For those looking, this is the best I've found: https://blog.cloudflare.com/declaring-your-aindependence-blo...
This seemed to work for some time when it came out but IME no longer does.
Thanks, will look into that!
It is too bad we don’t have a convention already for the internet:
User/crawler: I’d like site
Server: ok that’ll be $.02 for me to generate it and you’ll have to pay $.01 in bandwidth costs, plus whatever your provider charges you
User: What? Obviously as a human I don’t consume websites so fast that $.03 will matter to me, sure, add it to my cable bill.
Crawler: Oh no, I’m out of money, (business model collapse).
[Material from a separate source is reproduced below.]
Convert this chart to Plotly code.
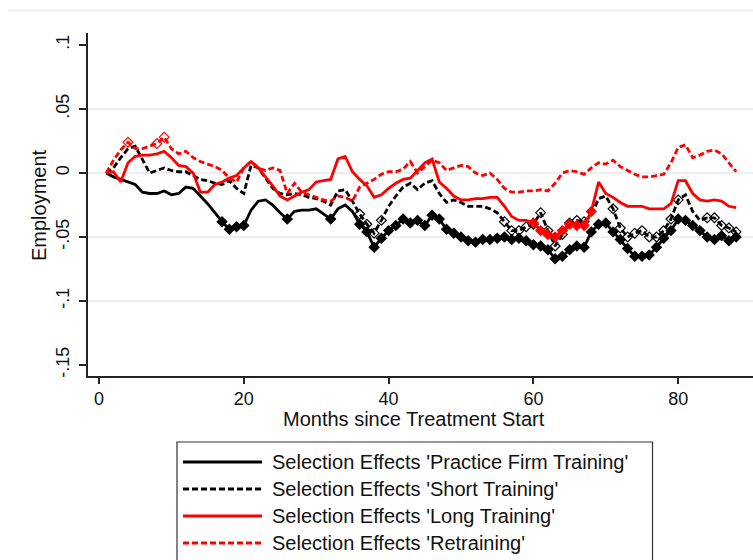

I think that's a terrible idea, especially with ISP monopolies that love gouging their customers. They have a demonstrable history of markups well beyond their means.
And I hope you're pricing this highly. I don't know about you, but I would absolutely notice $.03 a site on my bill, just from my human browsing.
In fact, I feel like this strategy would further put the Internet in the hands of the aggregators as that's the one site you know you can get information from, so long term that cost becomes a rounding error for them as people are funneled to their AI as their memberships are cheaper than accessing the rest of the web.
> We had our non-profit website drained out of bandwidth
There is a number of sites which are having issues with scrapers (AI and others) generating so much traffic that transit providers are informing them that their fees will go up with the next contract renewal, if the traffic is not reduced. It's just very hard for the individual sites to do much about it, as most of the traffic stems from AWS, GCP or Azure IP ranges.
It is a problem and the AI companies do not care.
I want better laws. The boot operator should have to pay you damages for taking down your site.
If acting like inconsiderate tools starts costing money, they may stop.